Dylan - Do grown-ups have imaginary friends?
I think most grown ups have forgotten how to magic up imaginary friends. It’s sad really that we can’t have someone special around whenever we need them.

Mateo - Do you like the pictures that Oliver Jeffers drew?
I love Oliver’s art and not just in this book, in all his wonderful books.

Marianna - Do imaginary friends take showers?
Some do and some are a little stinky. It depends on the habits of their real friend.

Xitlalic - How do you draw something no one else can see?
Oliver used a special dot technique to show which character was the imaginary friend.

Juan - Do you like your book?
I love it. Of all the thirty something books I have done this is one of my absolute favourites.

Natalie - Did your imaginary friend go back into the sky?
He did but I am one of the lucky adults who gets a visit from time to time.

Josaiah - Do you have glasses?
I do wear glasses for reading and working on the computer.

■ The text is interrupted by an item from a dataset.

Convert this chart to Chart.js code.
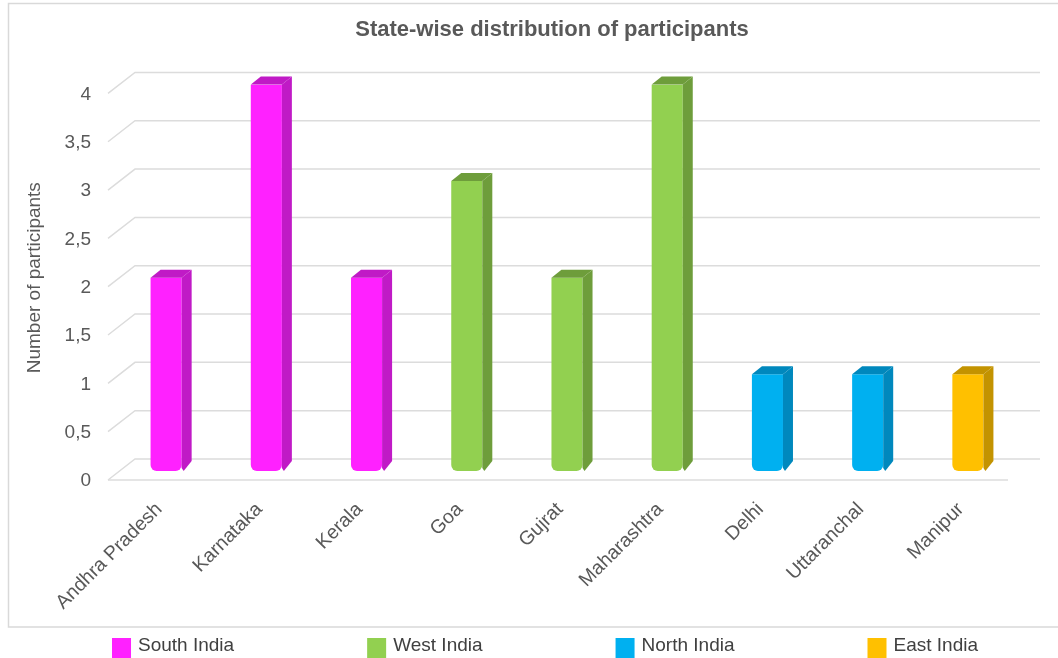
<!DOCTYPE html>
<html>
<head>
<meta charset="utf-8">
<script src="https://cdn.jsdelivr.net/npm/chart.js@4.4.1/dist/chart.umd.min.js"></script>
<style>
  html, body { margin: 0; padding: 0; background: #fff; }
  canvas { display: block; }
</style>
</head>
<body>
<canvas id="chart" width="1058" height="658"></canvas>
<script>
const states       = ['Andhra Pradesh', 'Karnataka', 'Kerala', 'Goa', 'Gujrat', 'Maharashtra', 'Delhi', 'Uttaranchal', 'Manipur'];
const participants = [2, 4, 2, 3, 2, 4, 1, 1, 1];
const stateRegion  = [0, 0, 0, 1, 1, 1, 2, 2, 3];   // index into regions
const regions      = ['South India', 'West India', 'North India', 'East India'];
const frontColors  = ['#FF21FF', '#92D050', '#00B0F0', '#FFC000'];
const sideColors   = ['#C01AC6', '#6E9D3B', '#0088BD', '#C39300'];
const yMax  = 4;
const yStep = 0.5;

const TEXT = '#595959';
const FONT = "'Liberation Sans', Arial, sans-serif";
const DX = 10, DY = 8;   // depth of each bar

// light border round the plot + the 3D wall/floor gridlines
const wall = {
  id: 'wall',
  beforeDraw(chart) {
    const { ctx } = chart;
    ctx.save();
    ctx.strokeStyle = '#D9D9D9';
    ctx.lineWidth = 1.5;
    ctx.strokeRect(8.5, 3.5, 1200, 623.5);
    ctx.restore();
  },
  beforeDatasetsDraw(chart) {
    const { ctx, chartArea: { left, right }, scales: { y } } = chart;
    ctx.save();
    ctx.strokeStyle = '#DCDCDC';
    ctx.lineWidth = 1.5;
    y.ticks.forEach(t => {
      const py = y.getPixelForValue(t.value);
      ctx.beginPath();
      ctx.moveTo(left - 8, py + 9);
      ctx.lineTo(left + 19, py - 12);
      ctx.lineTo(right + 22, py - 12);
      ctx.stroke();
    });
    const p0 = y.getPixelForValue(0);
    ctx.beginPath();
    ctx.moveTo(left - 8, p0 + 9);
    ctx.lineTo(right - 10, p0 + 9);
    ctx.stroke();
    ctx.restore();
  }
};

// side and top faces of the bars
const bar3d = {
  id: 'bar3d',
  afterDatasetsDraw(chart) {
    const { ctx } = chart;
    ctx.save();
    chart.getDatasetMeta(0).data.forEach((bar, i) => {
      const { x, y, base, width } = bar.getProps(['x', 'y', 'base', 'width'], true);
      const l = x - width / 2, r = x + width / 2;
      ctx.fillStyle = sideColors[stateRegion[i]];
      ctx.beginPath();
      ctx.moveTo(r, y);
      ctx.lineTo(r + DX, y - DY);
      ctx.lineTo(r + DX, base - DY - 2);
      ctx.lineTo(r + 2, base);
      ctx.lineTo(r, base - 3);
      ctx.closePath();
      ctx.fill();
      ctx.beginPath();
      ctx.moveTo(l, y);
      ctx.lineTo(l + DX, y - DY);
      ctx.lineTo(r + DX, y - DY);
      ctx.lineTo(r, y);
      ctx.closePath();
      ctx.fill();
    });
    ctx.restore();
  }
};

// region legend under the frame
const regionLegend = {
  id: 'regionLegend',
  afterDraw(chart) {
    const { ctx } = chart;
    const box = 19, textGap = 7, gap = 133;
    ctx.save();
    ctx.font = `19px ${FONT}`;
    ctx.textBaseline = 'middle';
    const widths = regions.map(r => box + textGap + ctx.measureText(r).width);
    const total = widths.reduce((a, b) => a + b, 0) + gap * (regions.length - 1);
    let x = 545 - total / 2;
    regions.forEach((r, i) => {
      ctx.fillStyle = frontColors[i];
      ctx.fillRect(x, 638, box, 20);
      ctx.fillStyle = '#404040';
      ctx.fillText(r, x + box + textGap, 646);
      x += widths[i] + gap;
    });
    ctx.restore();
  }
};

new Chart(document.getElementById('chart'), {
  type: 'bar',
  data: {
    labels: states,
    datasets: [{
      data: participants,
      backgroundColor: stateRegion.map(r => frontColors[r]),
      borderWidth: 0,
      borderSkipped: false,
      borderRadius: { topLeft: 0, topRight: 0, bottomLeft: 6, bottomRight: 6 },
      barPercentage: 0.31,
      categoryPercentage: 1,
    }],
  },
  options: {
    responsive: false,
    animation: false,
    devicePixelRatio: 1,
    layout: { padding: { left: 46, right: 0, top: 0, bottom: 40 } },
    plugins: {
      legend: { display: false },
      tooltip: { enabled: false },
      title: {
        display: true,
        text: 'State-wise distribution of participants',
        color: TEXT,
        font: { family: FONT, size: 22, weight: 'bold' },
        padding: { top: 17, bottom: 41 },
      },
    },
    scales: {
      x: {
        grid:   { display: false, drawTicks: false },
        border: { display: false },
        ticks: {
          color: TEXT,
          font: { family: FONT, size: 19.5 },
          minRotation: 45,
          maxRotation: 45,
          autoSkip: false,
          padding: 27,
          labelOffset: -7,
        },
        afterFit(s) { s.height = 147; },
      },
      y: {
        min: 0,
        max: yMax,
        grid:   { display: false, drawTicks: false },
        border: { display: false },
        ticks: {
          stepSize: yStep,
          color: TEXT,
          font: { family: FONT, size: 19 },
          padding: 25,
          labelOffset: 10,
          callback: v => String(v).replace('.', ','),
        },
        title: {
          display: true,
          text: 'Number of participants',
          color: TEXT,
          font: { family: FONT, size: 19 },
          padding: { top: -22.4, bottom: 0 },
        },
        afterFit(s) { s.width = 70; },
      },
      yRight: {
        position: 'right',
        grid:   { display: false, drawTicks: false },
        border: { display: false },
        ticks:  { display: false },
        afterFit(s) { s.width = 40; },
      },
    },
  },
  plugins: [wall, bar3d, regionLegend],
});
</script>
</body>
</html>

Evelyn - How did you come up with the idea (for IMAGINARY FRED)?
I never forgot having an imaginary friend myself and always thought that one day I would put him in a book.

Grade 4

Mr. Blanchard (4th grade teacher) - What do you tell someone who says you are being weird if you have an imaginary friend?
You respond that having an imaginary friend is a sign of a powerful brain not weirdness. And anyway I am weird and I love being weird. Who wants to be normal if there even is any such thing?

Oscar - What would you do if you didn’t write books?
If I didn’t write books I would still be a 6th grade teacher.

Victor - Does somebody help you come up with your ideas?
Sometimes I work with partners. Oliver had a lot of ideas for this book.

Alyssa - Did you have an imaginary friend when you were a kid and did it ever fade?
I had a friend called Huck but he let me go to high school on my own.

Alanna - What did your imaginary friend do when you were at school?
My imaginary friend slept when I was in school because he had to stay awake at night guarding my bedroom.